Quando o controle do JB foi vendido para Nelson Tanure, em 2001, atuou como Secretário Gráfico e fazia o relatório diário “Deu no JB”, com uma espécie de Ombudsman, sempre generoso e atencioso com os textos dos colegas, mesmo quando tecia reparos. Deborah Dumar, que trabalhou sob suas ordens muitos anos no Caderno B, nunca esqueceu a lição de “Kid Moaça”. Ele detestava a expressão “já que” e sugeriu simplificar com um “pois”.

Editora do Caderno B na volta do JORNAL DO BRASIL às bancas, em 2018, Deborah Dumar lembra das feijoadas na casa de Moacyr e Mara, em Ipanema. A iguaria era só o pretexto para um “verdadeiro sarau que começava de dia e se estendia noite à dentro”. Avesso à praia, jamais punha os pés na areia. Quando muito saboreava um uísque no calçadão ou em um bar da praia. A noite era o ambiente perfeito para Moaça e seu ponto preferido eram as mesas do Lamas, no Flamengo, quando se fumava e bebia à vontade. O filho Miguel lembra que o pai “abandonara o cigarro há mais de 30 anos e o álcool há duas décadas”.

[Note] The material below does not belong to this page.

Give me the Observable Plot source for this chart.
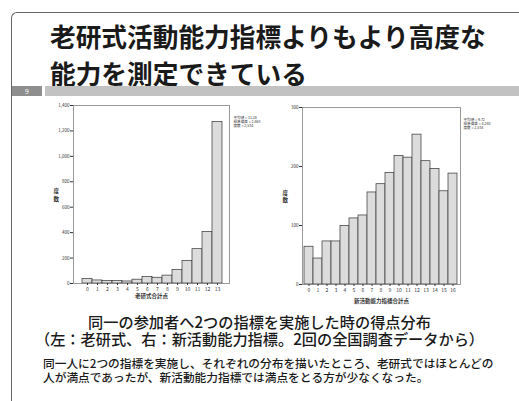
<!DOCTYPE html>
<html>
<head>
<meta charset="utf-8">
<script src="https://cdn.jsdelivr.net/npm/d3@7"></script>
<script src="https://cdn.jsdelivr.net/npm/@observablehq/plot@0.6"></script>
<style>
  html, body { margin:0; padding:0; background:#fff; }
  body { width:519px; height:401px; overflow:hidden; position:relative; font-family:"Noto Sans CJK JP","Noto Sans",sans-serif; color:#222; }
  .abs { position:absolute; white-space:nowrap; }
  #frame { left:11px; top:12px; width:540px; height:420px; border-left:1.5px solid #666; border-top:1.5px solid #666; border-top-left-radius:6px; }
  .title { left:50px; font-size:25.7px; font-weight:700; line-height:27px; color:#1a1a1a; }
  #t1 { top:22px; }
  #t2 { top:59px; }
  #band { left:45px; top:86px; width:480px; height:10px; background:#c2c2c2; }
  #pageno { left:12px; top:86px; width:30px; height:10px; background:#8e8e8e; color:#fff; font-size:7px; line-height:10px; text-align:center; }
  .cap { left:0; width:519px; text-align:center; font-size:15.2px; font-weight:500; line-height:15.5px; color:#1a1a1a; }
  #cap1 { top:314px; }
  #cap2 { top:331px; }
  .note { left:43px; font-size:11.7px; font-weight:500; line-height:12px; color:#1a1a1a; }
  #n1 { top:357px; }
  #n2 { top:371px; }
  #left { left:40px; top:95px; }
  #right { left:270px; top:95px; }
</style>
</head>
<body>
<div id="frame" class="abs"></div>
<div id="t1" class="abs title">老研式活動能力指標よりもより高度な</div>
<div id="t2" class="abs title">能力を測定できている</div>
<div id="band" class="abs"></div>
<div id="pageno" class="abs">9</div>
<div id="left" class="abs"></div>
<div id="right" class="abs"></div>
<div id="cap1" class="abs cap">同一の参加者へ2つの指標を実施した時の得点分布</div>
<div id="cap2" class="abs cap">（左：老研式、右：新活動能力指標。2回の全国調査データから）</div>
<div id="n1" class="abs note">同一人に2つの指標を実施し、それぞれの分布を描いたところ、老研式ではほとんどの</div>
<div id="n2" class="abs note">人が満点であったが、新活動能力指標では満点をとる方が少なくなった。</div>
<script>
// ---- data ----
const leftScores = [0,1,2,3,4,5,6,7,8,9,10,11,12,13];
const leftCounts = [35,24,19,19,16,30,50,45,62,105,178,270,405,1270];
const leftTicks = [0,200,400,600,800,1000,1200,1400];
const leftXTitle = "老研式合計点";
const leftStats = ["平均値 = 11.28", "標準偏差 = 2.863", "度数 = 2,534"];

const rightScores = [0,1,2,3,4,5,6,7,8,9,10,11,12,13,14,15,16];
const rightCounts = [64,44,73,73,99,112,117,156,170,189,218,215,254,209,196,158,188];
const rightTicks = [0,100,200,300];
const rightXTitle = "新活動能力指標合計点";
const rightStats = ["平均値 = 9.72", "標準偏差 = 4.240", "度数 = 2,534"];

const yLabel = "度数";

function histogram(scores, counts, ticks, xTitle, stats, m, insets, titleDy, statDx, statDy) {
  const table = scores.map((s, i) => ({score: s, count: counts[i]}));
  return Plot.plot({
    width: 230, height: 215,
    marginLeft: m[0], marginRight: m[1], marginTop: m[2], marginBottom: m[3],
    style: {fontFamily: "'Noto Sans CJK JP', sans-serif", background: "transparent", color: "#333", overflow: "visible"},
    x: {type: "band", domain: scores, padding: 0, insetLeft: insets[0], insetRight: insets[1], label: null},
    y: {domain: [ticks[0], ticks[ticks.length - 1]], label: null},
    marks: [
      Plot.barY(table, {x: "score", y: "count", fill: "#dcdcdc", stroke: "#333", strokeWidth: 0.7}),
      Plot.frame({stroke: "#808080", strokeWidth: 0.8}),
      Plot.axisY({ticks: ticks, tickFormat: d3.format(","), tickSize: 3, tickPadding: 1, fontSize: 4.5, label: null, stroke: "#333"}),
      Plot.axisX({tickSize: 2, tickPadding: 2, fontSize: 5, label: null, stroke: "#333"}),
      Plot.text([xTitle], {frameAnchor: "bottom", dy: titleDy, fontSize: 5.5, fontWeight: "bold", fill: "#333"}),
      Plot.text([yLabel.split("").join("\n")], {frameAnchor: "left", dx: -20, fontSize: 5.5, fontWeight: "bold", fill: "#333", lineHeight: 1.35}),
      Plot.text([stats.join("\n")], {frameAnchor: "top-right", dx: statDx, dy: statDy, textAnchor: "start", lineAnchor: "top", fontSize: 3.6, lineHeight: 1.2, fill: "#333"})
    ]
  });
}

document.getElementById("left").append(
  histogram(leftScores, leftCounts, leftTicks, leftXTitle, leftStats, [33, 41, 10, 27], [3, 2], 14, 4, 10)
);
document.getElementById("right").append(
  histogram(rightScores, rightCounts, rightTicks, rightXTitle, rightStats, [32, 40, 12, 26], [2, 3], 18, 3, 10)
);
</script>
</body>
</html>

O que animava a presença de Moacyr Andrade na noite ou numa roda de amigos era a troca de experiências e visões de mundo. Christine Ajuz, conviveu com Moaça “por 11 anos no JB e no centenário Lamas. Tivemos noites e madrugadas de primeira", recorda. Romildo Guerrante, parceiro durante uns 20 anos no JB e resume o colega: “Era suave. Estivemos juntos a maior parte do tempo no copidesque da primeira página. Participava de uma mesa animada quase toda noite no Lamas. Acho que ele foi o último desses conversadores da noite a nos deixar”.

Profundo conhecedor do samba, o Império Serrano era sua escola do coração, foi várias vezes jurado dos desfiles na Sapucaí. Quando a Prefeitura do Rio selecionou escritores e personalidades para escrever sobre diversos bairros da cidade, nos anos 90, projeto em parceria com a editora Relume Dumará - o cartunista Jaguar escreveu sobre Ipanema, coube a Moacyr Andrade descrever a Lapa e seus ecléticos frequentadores de um século atrás, como Madame Satã e o poeta e acadêmico Manuel Bandeira. Moacyr também organizou “A Vida Continua — A Trajetória de Wilson Figueiredo”, que contempla as memórias do ex-editor de opinião do JB, editado pela FSB.

Ele não perdia os encontros dos ex-JB, realizados na Fiorentina, no Leme, como o que estava ao lado do fotógrafo Evandro Teixeira, na comemoração dos 80 anos do ex-editor Alberto Dines. No último encontro dos ex-JB, em 2019, na Taberna da Glória, pude também trocar amáveis palavras com o Moaça. Vá em paz, companheiro.